BEGIN

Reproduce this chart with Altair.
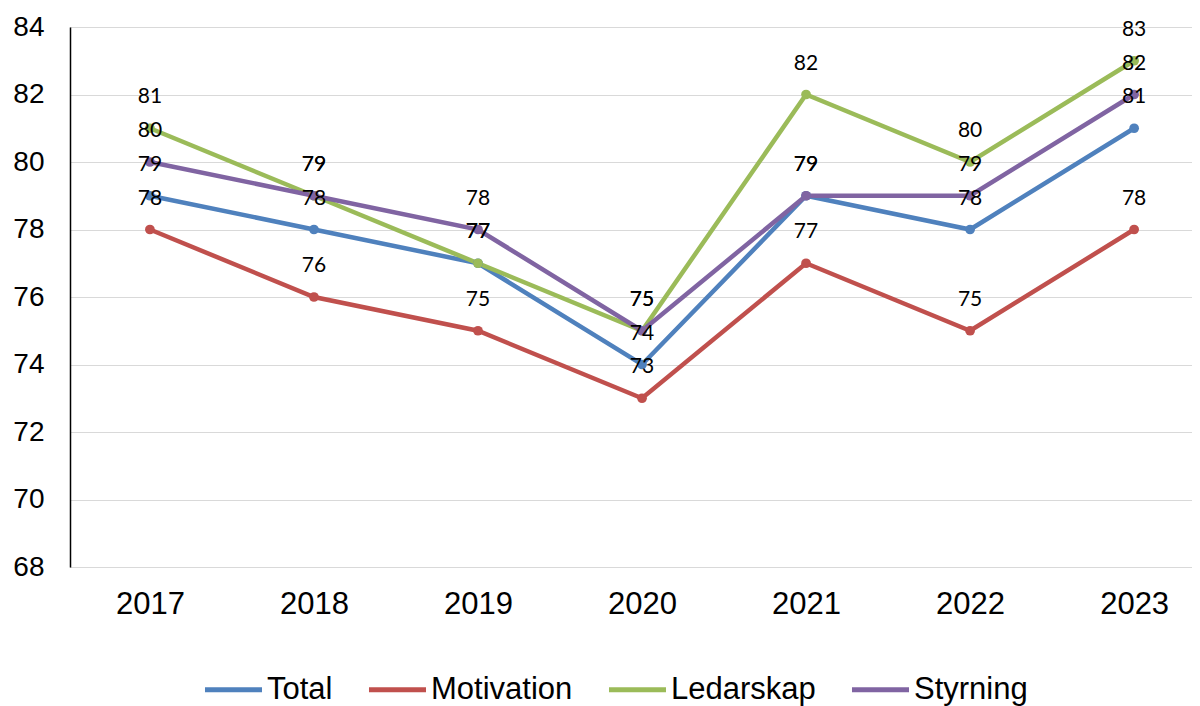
import altair as alt
import pandas as pd

years = ["2017", "2018", "2019", "2020", "2021", "2022", "2023"]
series = ["Total", "Motivation", "Ledarskap", "Styrning"]
total = [79, 78, 77, 74, 79, 78, 81]
motivation = [78, 76, 75, 73, 77, 75, 78]
ledarskap = [81, 79, 77, 75, 82, 80, 83]
styrning = [80, 79, 78, 75, 79, 79, 82]
colors = ["#4F81BD", "#C0504D", "#9BBB59", "#8064A2"]

rows = []
for name, vals in zip(series, [total, motivation, ledarskap, styrning]):
    for i, (y, v) in enumerate(zip(years, vals)):
        rows.append({"Year": y, "Serie": name, "Value": v, "order": series.index(name)})
df = pd.DataFrame(rows)

x_enc = alt.X("Year:O", sort=years,
              scale=alt.Scale(type="point", padding=0.42, align=0.58),
              axis=alt.Axis(title=None, labelAngle=0, domain=False, ticks=False, grid=False,
                            labelFont="Liberation Sans", labelFontSize=31, labelColor="#000000",
                            labelPadding=22))
y_enc = alt.Y("Value:Q",
              scale=alt.Scale(domain=[68, 84], nice=False, zero=False),
              axis=alt.Axis(title=None, values=list(range(68, 85, 2)), ticks=False,
                            domain=True, domainColor="#000000", domainWidth=1.5,
                            grid=True, gridColor="#D9D9D9", gridWidth=1.2,
                            labelFont="Liberation Sans", labelFontSize=28, labelColor="#000000",
                            labelPadding=26))
color_enc = alt.Color("Serie:N", sort=series,
                      scale=alt.Scale(domain=series, range=colors),
                      legend=alt.Legend(title=None, orient="none", direction="horizontal",
                                        legendX=132, legendY=631,
                                        symbolType="stroke", symbolStrokeWidth=5,
                                        symbolSize=3250, columnPadding=25, labelOffset=2,
                                        labelFont="Liberation Sans", labelFontSize=31,
                                        labelColor="#000000", padding=0))

base = alt.Chart(df)
lines = base.mark_line(strokeWidth=4.5, point=alt.OverlayMarkDef(size=95, filled=True)).encode(
    x=x_enc, y=y_enc, color=color_enc, order="order:Q", detail="Serie:N")
labels = base.mark_text(dy=-31, font="Lato", fontSize=21, color="#000000", baseline="middle").encode(
    x=alt.X("Year:O", sort=years), y="Value:Q", text="Value:Q", detail="Serie:N")

chart = alt.layer(lines, labels).properties(
    width=1122, height=540,
    autosize=alt.AutoSizeParams(type="none"),
    padding={"left": 62, "top": 19, "right": 0, "bottom": 139},
).configure_view(stroke=None).configure(background="#FFFFFF")

chart.save("out.html", embed_options={"renderer": "svg", "actions": False})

END

Write out nothing but the lines from the start of the data through the line with "import pandas as pd". Leave out the pictures.

Finished answer:
Reproduce this chart with Altair.
import altair as alt
import pandas as pd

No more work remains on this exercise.